Exercise directions:
Starting from the top of the material, restate each line exactly until the line that contains "const chart = echarts.init(document.getElementById('main'))", which is also copied. Pictures are excluded.
○ ○ ○ ○
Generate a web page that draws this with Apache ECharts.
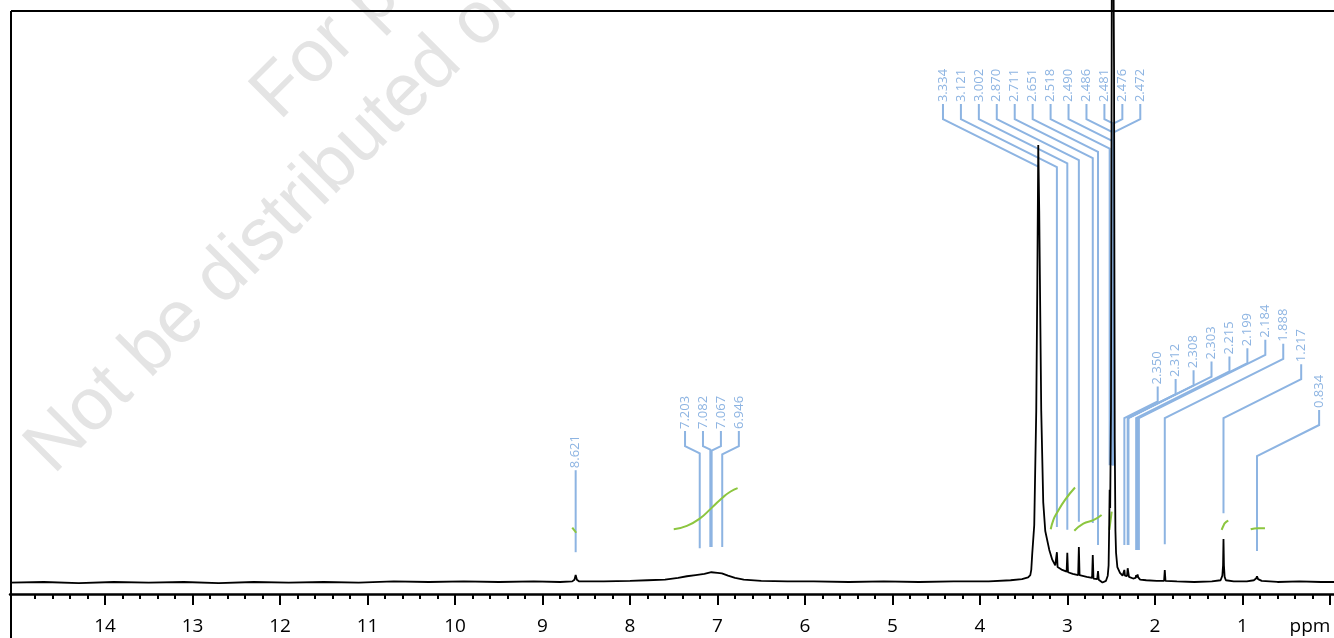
<!DOCTYPE html>
<html>
<head>
<meta charset="utf-8">
<script src="https://cdn.jsdelivr.net/npm/echarts/dist/echarts.min.js"></script>
<style>
  html, body { margin: 0; padding: 0; background: #fff; }
  #main { width: 1334px; height: 638px; }
</style>
</head>
<body>
<div id="main"></div>
<script>
const chart = echarts.init(document.getElementById('main'))

// 1H spectrum, [ppm, intensity]
const spectrum = [
  [15.086, 0.0], [14.7, 0.1], [14.3, -0.1], [13.9, 0.1], [13.5, 0.0], [13.1, 0.1], [12.7, -0.1],
  [12.3, 0.1], [11.9, 0.0], [11.5, 0.1], [11.1, 0.0], [10.7, 0.2], [10.3, 0.1], [9.9, 0.2],
  [9.5, 0.1], [9.1, 0.2], [8.8, 0.1], [8.66, 0.2], [8.635, 0.5], [8.621, 1.3], [8.607, 0.5],
  [8.58, 0.2], [8.3, 0.2], [8.0, 0.3], [7.8, 0.4], [7.6, 0.5], [7.45, 0.8], [7.35, 1.1],
  [7.25, 1.3], [7.15, 1.5], [7.07, 1.8], [7.0, 1.7], [6.95, 1.6], [6.88, 1.2], [6.8, 0.8],
  [6.7, 0.5], [6.5, 0.3], [6.2, 0.2], [5.9, 0.2], [5.5, 0.1], [5.1, 0.2], [4.7, 0.1],
  [4.3, 0.2], [3.9, 0.2], [3.65, 0.4], [3.52, 0.6], [3.45, 0.9],
  [3.425, 1.3], [3.414, 2.2], [3.403, 5], [3.38, 10], [3.357, 30], [3.345, 52], [3.334, 76.4],
  [3.323, 65], [3.30, 30], [3.277, 14], [3.254, 9], [3.208, 5.7], [3.174, 4.0], [3.14, 3.0],
  [3.129, 2.8], [3.121, 5.3], [3.113, 2.7], [3.06, 2.2], [3.01, 1.9], [3.002, 5.2], [2.994, 1.8],
  [2.94, 1.5], [2.878, 1.3], [2.870, 6.2], [2.862, 1.3], [2.78, 1.0], [2.719, 0.8], [2.711, 4.8],
  [2.703, 0.7], [2.66, 0.6], [2.651, 2.0], [2.643, 0.5], [2.60, 0.0], [2.56, 0.3],
  [2.54, 1.2], [2.53, 3], [2.524, 9], [2.518, 16.2], [2.512, 13], [2.503, 30], [2.495, 90],
  [2.49, 150], [2.482, 150], [2.475, 150], [2.468, 90], [2.46, 25], [2.452, 9], [2.445, 5.2],
  [2.43, 2.7], [2.40, 1.7], [2.37, 1.2], [2.357, 1.3], [2.350, 2.2], [2.343, 1.2], [2.32, 1.1],
  [2.312, 2.5], [2.305, 2.3], [2.297, 1.0], [2.25, 0.7], [2.222, 0.8], [2.215, 1.3], [2.207, 0.9],
  [2.199, 1.4], [2.191, 0.9], [2.184, 1.2], [2.17, 0.5], [2.1, 0.4], [1.98, 0.3], [1.896, 0.3],
  [1.888, 2.2], [1.88, 0.3], [1.75, 0.2], [1.55, 0.1], [1.35, 0.2], [1.25, 0.4], [1.23, 1.2],
  [1.222, 3], [1.217, 7.6], [1.212, 3], [1.204, 1.0], [1.19, 0.4], [1.1, 0.2], [0.95, 0.2],
  [0.87, 0.4], [0.845, 0.7], [0.834, 1.1], [0.822, 0.6], [0.78, 0.3], [0.6, 0.1], [0.35, 0.2],
  [0.1, 0.1], [-0.046, 0.1]
]

// integral curves
const integral1 = [[8.66, 9.6], [8.615, 8.7]]
const integral2 = [[7.50, 9.3], [7.35, 9.9], [7.2, 11.2], [7.07, 13.0], [6.93, 15.0], [6.85, 15.9], [6.77, 16.5]]
const integral3 = [[3.192, 9.3], [3.16, 11.0], [3.123, 12.1], [3.03, 14.4], [2.914, 16.6]]
const integral4 = [[2.922, 9.05], [2.819, 10.3], [2.705, 10.9], [2.61, 11.8]]
const integral5 = [[2.522, 9.2], [2.507, 10.9], [2.495, 12.4]]
const integral6 = [[1.238, 9.2], [1.215, 10.0], [1.2, 10.4], [1.162, 10.8]]
const integral7 = [[0.906, 9.3], [0.82, 9.5], [0.743, 9.5]]

// peak picking: shift and the height where the leader line stops
const peakPpm = [8.621, 7.203, 7.082, 7.067, 6.946, 3.334, 3.121, 3.002, 2.870, 2.711, 2.651,
  2.518, 2.490, 2.486, 2.481, 2.476, 2.472, 2.350, 2.312, 2.308, 2.303, 2.215, 2.199, 2.184,
  1.888, 1.217, 0.834]
const peakEnd = [5.3, 6.0, 6.2, 6.2, 6.2, 76, 9.7, 9.2, 10.6, 10.4, 6.55,
  20.5, 20.5, 20.5, 20.5, 20.5, 20.5, 6.55, 6.55, 6.55, 6.55, 5.7, 5.7, 5.7,
  6.7, 12.1, 5.5]

// label layout: first text position (ppm), knee height, knee type (0 = end of stub, 1 = end of slant)
const labelGroups = [
  { from: 0, to: 0, textStart: 8.621, knee: 17.0, mode: 0 },
  { from: 1, to: 4, textStart: 7.371, knee: 23.84, mode: 0 },
  { from: 5, to: 16, textStart: 4.423, knee: 80.95, mode: 0 },
  { from: 17, to: 25, textStart: 1.969, knee: 28.73, mode: 1 },
  { from: 26, to: 26, textStart: 0.124, knee: 22.09, mode: 1 }
]
const labelStep = 0.205
const blue = '#8DB4E2'
const green = '#8CC63F'

let labelData = []
labelGroups.forEach((g) => {
  for (let i = g.from; i <= g.to; i++) {
    labelData.push([peakPpm[i], g.textStart - (i - g.from) * labelStep, g.knee, peakEnd[i], g.mode, i])
  }
})

function renderLabel(params, api) {
  let peak = api.coord([api.value(0), api.value(3)])
  let knee = api.coord([api.value(1), api.value(2)])
  let tx = knee[0]
  let px = peak[0]
  let drop = Math.abs(px - tx) * 0.5
  let stubEnd, slantEnd
  if (api.value(4) === 0) {
    stubEnd = knee[1]
    slantEnd = knee[1] + drop
  } else {
    slantEnd = knee[1]
    stubEnd = knee[1] - drop
  }
  let stubTop = stubEnd - 15
  let pts = [[tx, stubTop], [tx, stubEnd], [px, slantEnd]]
  if (peak[1] > slantEnd) pts.push([px, peak[1]])
  return {
    type: 'group',
    children: [
      { type: 'polyline', shape: { points: pts }, style: { stroke: blue, lineWidth: 2, fill: null } },
      {
        type: 'text', x: tx, y: stubTop - 2, rotation: Math.PI / 2,
        style: { text: peakPpm[api.value(5)].toFixed(3), fill: blue, font: '13px "Open Sans"', align: 'left', verticalAlign: 'middle' }
      }
    ]
  }
}

let integralSeries = [integral1, integral2, integral3, integral4, integral5, integral6, integral7].map((d) => ({
  type: 'line',
  data: d,
  smooth: 0.5,
  showSymbol: false,
  clip: false,
  z: 3,
  lineStyle: { color: green, width: 2 },
  xAxisIndex: 0,
  yAxisIndex: 0
}))

let option = {
  animation: false,
  backgroundColor: '#fff',
  grid: [
    { left: 10, right: 0, top: 10, bottom: 44 },
    { left: 35, right: 4, top: 10, bottom: 44 },
    { left: 105, right: 4, top: 10, bottom: 44 }
  ],
  xAxis: [
    {
      type: 'value', gridIndex: 0, min: -0.046, max: 15.086, inverse: true,
      axisLine: { show: true, onZero: false, lineStyle: { color: '#000', width: 2.5 } },
      axisTick: { show: false }, axisLabel: { show: false }, splitLine: { show: false }
    },
    {
      type: 'value', gridIndex: 1, min: 0, max: 14.8, interval: 0.2, inverse: true,
      axisLine: { show: false, onZero: false },
      axisTick: { show: true, length: 5, lineStyle: { color: '#000', width: 2 } },
      axisLabel: { show: false }, splitLine: { show: false }
    },
    {
      type: 'value', gridIndex: 2, min: 0, max: 14, interval: 1, inverse: true,
      axisLine: { show: false, onZero: false },
      axisTick: { show: true, length: 11, lineStyle: { color: '#000', width: 2 } },
      axisLabel: {
        show: true, margin: 23, color: '#000', fontSize: 19, fontFamily: 'Open Sans',
        formatter: (v) => v === 0 ? '{u|ppm}' : String(v),
        rich: { u: { fontSize: 19, fontFamily: 'Open Sans', color: '#000', padding: [0, 40, 0, 0] } }
      },
      splitLine: { show: false }
    }
  ],
  yAxis: [
    { type: 'value', gridIndex: 0, min: -2, max: 100, show: false },
    { type: 'value', gridIndex: 1, show: false },
    { type: 'value', gridIndex: 2, show: false }
  ],
  graphic: [
    {
      type: 'text', x: 54, y: 476, rotation: Math.PI / 4, z: 0, silent: true,
      style: { x: 0, y: 16, text: 'Not be distributed or modified', font: '74px "Liberation Sans"', fill: '#e4e4e4', verticalAlign: 'bottom' }
    },
    {
      type: 'text', x: 280, y: 122, rotation: Math.PI / 4, z: 0, silent: true,
      style: { x: 0, y: 16, text: 'For personal use only', font: '74px "Liberation Sans"', fill: '#e4e4e4', verticalAlign: 'bottom' }
    },
    { type: 'line', z: 10, shape: { x1: 11, y1: 11, x2: 1334, y2: 11 }, style: { stroke: '#000', lineWidth: 2 } },
    { type: 'line', z: 10, shape: { x1: 11, y1: 11, x2: 11, y2: 638 }, style: { stroke: '#000', lineWidth: 2 } }
  ],
  series: [
    {
      type: 'custom',
      coordinateSystem: 'cartesian2d',
      xAxisIndex: 0,
      yAxisIndex: 0,
      renderItem: renderLabel,
      data: labelData,
      encode: { x: 0, y: 3 },
      z: 2,
      silent: true
    },
    ...integralSeries,
    {
      type: 'line',
      data: spectrum,
      showSymbol: false,
      clip: false,
      z: 4,
      lineStyle: { color: '#000', width: 1.8 },
      xAxisIndex: 0,
      yAxisIndex: 0
    }
  ]
}
chart.setOption(option)
</script>
</body>
</html>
○ ○ ○ ○
Output of the task:
Generate a web page that draws this with Apache ECharts.
<!DOCTYPE html>
<html>
<head>
<meta charset="utf-8">
<script src="https://cdn.jsdelivr.net/npm/echarts/dist/echarts.min.js"></script>
<style>
  html, body { margin: 0; padding: 0; background: #fff; }
  #main { width: 1334px; height: 638px; }
</style>
</head>
<body>
<div id="main"></div>
<script>
const chart = echarts.init(document.getElementById('main'))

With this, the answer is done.